Decenas de rickshaws, coches, triciclos a motor, camiones con gente sobre -no dentro de- ellos, motos con familias enteras a bordo y bicicletas que en Europa estarían en desuso se cruzan en direcciones opuestas en una calle sin medianera física que tampoco se divide por la mitad para facilitar la conducción; que no se divide, en realidad, nunca, porque cada uno va por donde le parece. El caos se adueña del tráfico de la ciudad reflejando el desconcierto general que brinda este país, pero por razones que se escapan a la lógica, al menos ahora no hay accidentes, ni tampoco sorpresas de otro tipo.

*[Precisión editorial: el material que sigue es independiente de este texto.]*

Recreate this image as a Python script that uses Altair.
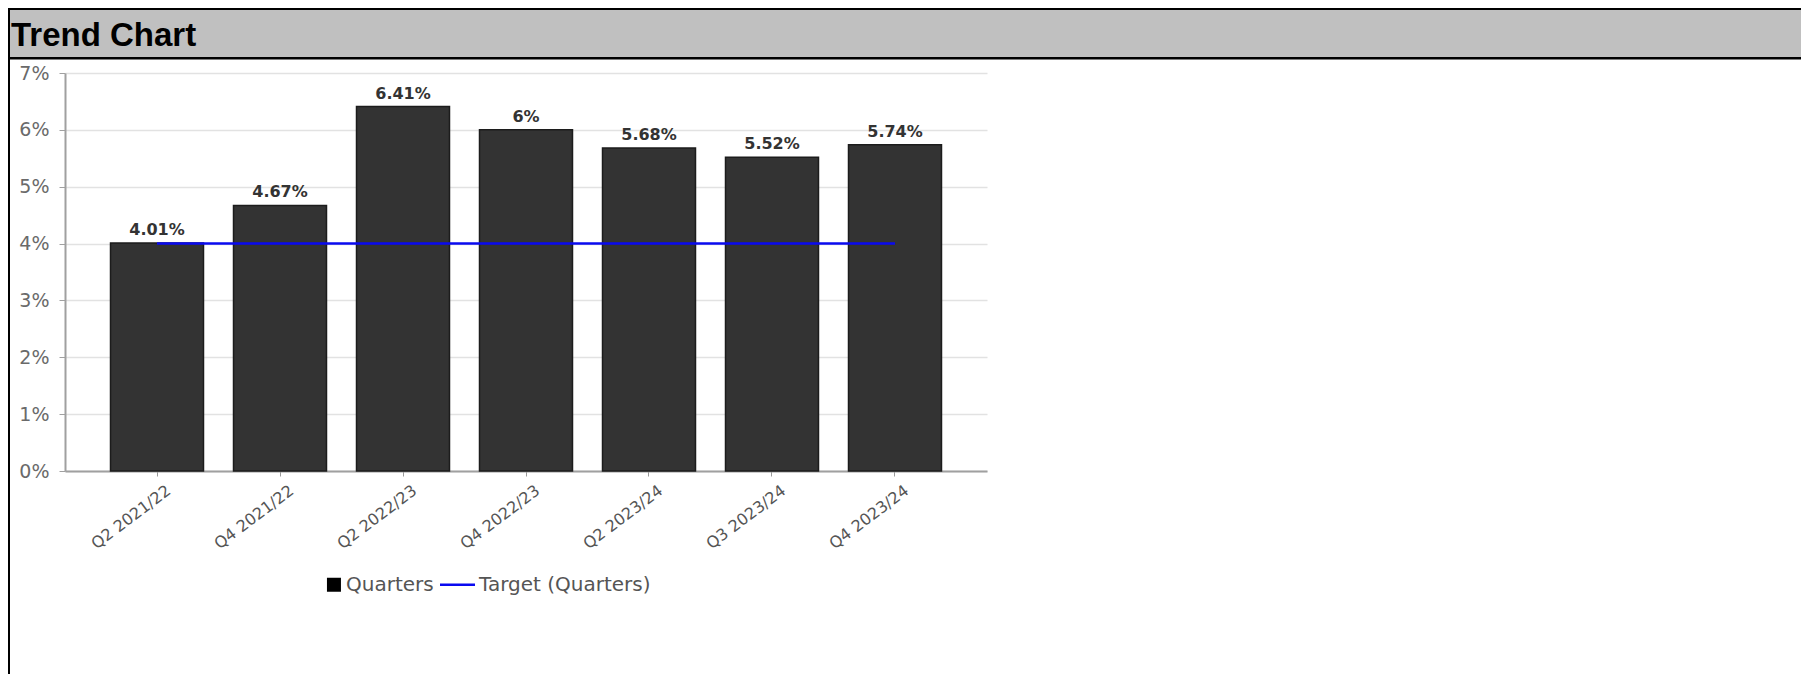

Resulta difícil, para un occidental, encontrarle sentido, incluso uno lejano, a las vidas de los indios que se cruzan en su camino. Pero, en realidad, resulta que la mayoría no busca sentido, ni ese ni ningún otro, sino simplemente pretende sobrevivir al día. Tan solo eso. Mañana habrá que hacer lo mismo, pero eso será mañana. Y, para un indio sin recursos que tiene ante sí el resto del día, mañana está aún muy lejos.
En Delhi no es muy distinto. No está allí el Taj Mahal, pero sí su versión capitalina, la Tumba de Hamayu; el tráfico no es mucho más seguro que en Agra, y la locura del Viejo Delhi continúa sin parangón en el planeta.
¿Cómo habrá podido crearse semejante lugar, con los cables apiñados sobrevolando las calles, con los comercios minúsculos compitiendo por unas cuantas rupias, con jóvenes y adultos conviviendo en medio de semejante inexplicable lugar, atrapados todos por un destino fronterizo con la indigencia? Quizá solo Brahma, el primer ser viviente creado y dios del universo para el hinduismo, lo sepa.
Raquel, antes de que saliera de Madrid, me recordó con una sonrisa el dicho que manejan en la agencia de viajes para la que trabaja, y que acaba siendo cierto en la mayoría de los casos: “India mata, o arrebata”.